Localisation des ports de plaisance dans les Alpes-Maritimes et à Monaco.
Effets directs de la plaisance sur les cétacés
Parmi les impacts directs les plus significatifs de la navigation de plaisance sur les espèces marines :
- Collisions: des cas de mortalité de dauphins bleus et blancs, probablement dus à des chocs avec de petites embarcations, ont été signalés. La vitesse, notamment au-delà de 15 nœuds, est un facteur clé d’augmentation du risque.
- Perturbations comportementales: des approches fréquentes et prolongées peuvent interrompre des activités vitales telles que l’alimentation, le repos et la socialisation, engendrant un coût énergétique important pour les animaux.
- Masquage acoustique: les yachts de taille moyenne à grande vitesse génèrent des niveaux sonores interférant avec la communication et l’écholocalisation des cétacés.
- Observation opportuniste des cétacés (whale watching): le non-respect des distances minimales et du Code de bonne conduite ACCOBAMS-Pelagos accroît le risque de perturbation, tandis que le respect des règles réduit fortement les réactions négatives.
Une matrice des sensibilités aux pressions anthropiques dans les eaux côtières (principalement) de la Côte d’Azur construite selon une approche holistique, incluant une revue de littérature et l’expérience de terrain de l’auteur.
De la cartographie à la stratégie opérationnelle
L’étude a mis à jour l’inventaire des ports de plaisance du Département 06, en les géolocalisant et en les intégrant dans un système SIG incluant également les aires marines protégées, les sites Natura 2000, les zones d’ancrage interdit, les réserves de pêche et les secteurs maritimes à vitesse limitée. L’objectif n’était pas seulement de dresser un état des lieux des infrastructures, mais aussi de les relier aux zones écologiquement sensibles, afin d’identifier les zones de recouvrement entre forte densité de trafic et présence régulière de cétacés.
La collecte de données, réalisée au moyen de questionnaires envoyés à l’ensemble des 32 ports et marinas, a obtenu un taux de réponse de 25 %, suffisant pour mettre en évidence des différences significatives : certains ports disposent de systèmes de collecte des huiles usées et des eaux noires, de points d’information pour les plaisanciers et adhèrent à des codes de conduite ; d’autres, notamment dans les zones à très forte fréquentation, n’ont pas encore mis en place de mesures de mitigation structurées.

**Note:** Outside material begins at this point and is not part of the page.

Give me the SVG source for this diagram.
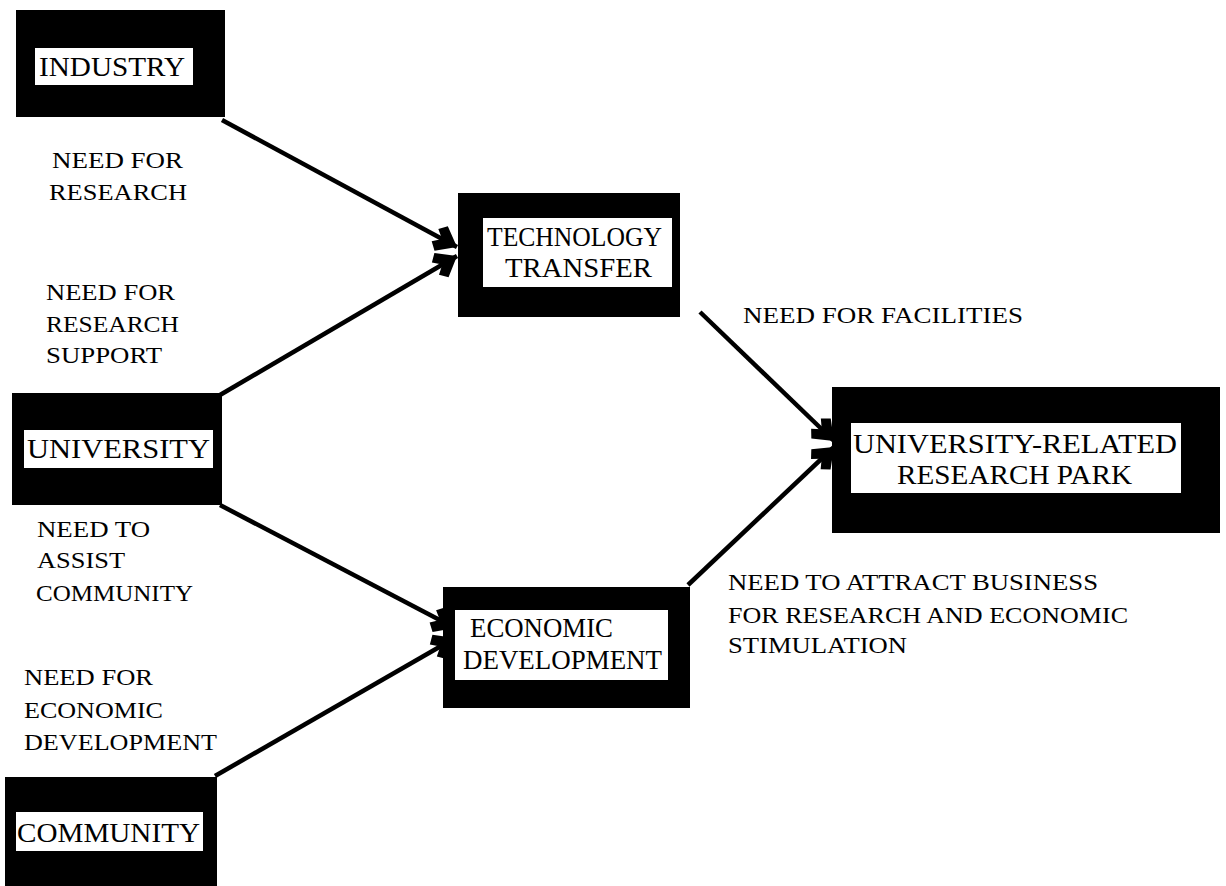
<svg xmlns="http://www.w3.org/2000/svg" width="1226" height="886" viewBox="0 0 1226 886">
  <style>
    .frame { fill: #000; }
    .panel { fill: #fff; }
    .name { font-family: "Liberation Serif", "Times New Roman", serif; font-size: 27px; fill: #000; }
    .note { font-family: "Liberation Serif", "Times New Roman", serif; font-size: 24px; fill: #000; }
    .link { stroke: #000; stroke-width: 4.5; fill: none; }
  </style>
  <defs>
    <marker id="head" markerUnits="userSpaceOnUse" markerWidth="34" markerHeight="34" viewBox="0 0 34 34" refX="30" refY="17" orient="auto">
      <path d="M30,17 L12,3 L5,10 L13,17 L5,24 L12,31 Z" fill="#000"/>
    </marker>
  </defs>
  <rect width="1226" height="886" fill="#fff"/>

  <g id="connectors">
    <line class="link" x1="222" y1="120" x2="457" y2="247" marker-end="url(#head)"/>
    <line class="link" x1="220" y1="395" x2="457" y2="256" marker-end="url(#head)"/>
    <line class="link" x1="220" y1="505" x2="455" y2="628" marker-end="url(#head)"/>
    <line class="link" x1="215" y1="776" x2="455" y2="638" marker-end="url(#head)"/>
    <line class="link" x1="700" y1="312" x2="834" y2="441" marker-end="url(#head)"/>
    <line class="link" x1="688" y1="585" x2="834" y2="447" marker-end="url(#head)"/>
  </g>

  <g id="industry">
    <rect class="frame" x="16" y="10" width="209" height="107"/>
    <rect class="panel" x="35" y="48" width="158" height="37"/>
    <text class="name" x="39" y="76" textLength="146" lengthAdjust="spacingAndGlyphs">INDUSTRY</text>
  </g>

  <g id="technology-transfer">
    <rect class="frame" x="458" y="193" width="222" height="124"/>
    <rect class="panel" x="483" y="218" width="189" height="69"/>
    <text class="name" x="487" y="246" textLength="175" lengthAdjust="spacingAndGlyphs">TECHNOLOGY</text>
    <text class="name" x="505" y="277" textLength="147" lengthAdjust="spacingAndGlyphs">TRANSFER</text>
  </g>

  <g id="university">
    <rect class="frame" x="12" y="393" width="210" height="112"/>
    <rect class="panel" x="24" y="430" width="189" height="38"/>
    <text class="name" x="27" y="458" textLength="183" lengthAdjust="spacingAndGlyphs">UNIVERSITY</text>
  </g>

  <g id="economic-development">
    <rect class="frame" x="443" y="587" width="247" height="121"/>
    <rect class="panel" x="455" y="610" width="213" height="70"/>
    <text class="name" x="470" y="637" textLength="143" lengthAdjust="spacingAndGlyphs">ECONOMIC</text>
    <text class="name" x="463" y="669" textLength="199" lengthAdjust="spacingAndGlyphs">DEVELOPMENT</text>
  </g>

  <g id="research-park">
    <rect class="frame" x="832" y="387" width="388" height="146"/>
    <rect class="panel" x="851" y="423" width="330" height="70"/>
    <text class="name" x="853" y="453" textLength="324" lengthAdjust="spacingAndGlyphs">UNIVERSITY-RELATED</text>
    <text class="name" x="897" y="484" textLength="235" lengthAdjust="spacingAndGlyphs">RESEARCH PARK</text>
  </g>

  <g id="community">
    <rect class="frame" x="5" y="777" width="212" height="109"/>
    <rect class="panel" x="16" y="812" width="187" height="39"/>
    <text class="name" x="17" y="842" textLength="183" lengthAdjust="spacingAndGlyphs">COMMUNITY</text>
  </g>

  <g id="labels">
    <text class="note" x="52" y="168" textLength="131" lengthAdjust="spacingAndGlyphs">NEED FOR</text>
    <text class="note" x="49" y="200" textLength="138" lengthAdjust="spacingAndGlyphs">RESEARCH</text>

    <text class="note" x="46" y="300" textLength="129" lengthAdjust="spacingAndGlyphs">NEED FOR</text>
    <text class="note" x="46" y="332" textLength="133" lengthAdjust="spacingAndGlyphs">RESEARCH</text>
    <text class="note" x="46" y="363" textLength="116" lengthAdjust="spacingAndGlyphs">SUPPORT</text>

    <text class="note" x="37" y="537" textLength="113" lengthAdjust="spacingAndGlyphs">NEED TO</text>
    <text class="note" x="37" y="568" textLength="88" lengthAdjust="spacingAndGlyphs">ASSIST</text>
    <text class="note" x="36" y="601" textLength="157" lengthAdjust="spacingAndGlyphs">COMMUNITY</text>

    <text class="note" x="24" y="685" textLength="129" lengthAdjust="spacingAndGlyphs">NEED FOR</text>
    <text class="note" x="24" y="718" textLength="139" lengthAdjust="spacingAndGlyphs">ECONOMIC</text>
    <text class="note" x="24" y="750" textLength="193" lengthAdjust="spacingAndGlyphs">DEVELOPMENT</text>

    <text class="note" x="743" y="323" textLength="280" lengthAdjust="spacingAndGlyphs">NEED FOR FACILITIES</text>

    <text class="note" x="728" y="590" textLength="370" lengthAdjust="spacingAndGlyphs">NEED TO ATTRACT BUSINESS</text>
    <text class="note" x="728" y="623" textLength="400" lengthAdjust="spacingAndGlyphs">FOR RESEARCH AND ECONOMIC</text>
    <text class="note" x="728" y="653" textLength="179" lengthAdjust="spacingAndGlyphs">STIMULATION</text>
  </g>
</svg>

L’analyse des flux de navigation, basée sur des suivis antérieurs et des observations directes, a confirmé la concentration des sorties entre 9h00 et 12h00 et entre 17h00 et 19h00, avec des densités pouvant en été dépasser 1 500 unités journalières dans certains secteurs côtiers.
Sur la base de ces données, les consultants ont formulé des lignes directrices opérationnelles adaptées au contexte local, qui devraient inclure :
- des campagnes de sensibilisation à destination des plaisanciers et des écoles de navigation, pour promouvoir le respect des distances minimales (100 m) et des vitesses de sécurité en présence de cétacés;
- des limitations de vitesse à 10 nœuds dans des zones spécifiques à forte fréquentation, afin de réduire le bruit sous-marin et le risque de collisions;
- le renforcement des contrôles en mer et des patrouilles coordonnées entre autorités maritimes et garde-côtes;
- des programmes de formation pour les autorités maritimes, afin d’uniformiser les procédures d’observation et d’intervention en cas d’interactions avec les cétacés.
Ces recommandations traduisent les données scientifiques en mesures concrètes et immédiatement applicables, avec pour objectif d’atténuer l’impact de la plaisance sur les espèces les plus sensibles du Sanctuaire.
Un modèle pour l’avenir
La valeur de cette étude ne réside pas seulement dans la réussite d’une analyse locale, mais aussi dans la création d’un modèle reproductible dans d’autres zones critiques du Sanctuaire — démontrant comment la recherche peut se traduire en action concrète pour la protection des cétacés et des écosystèmes marins.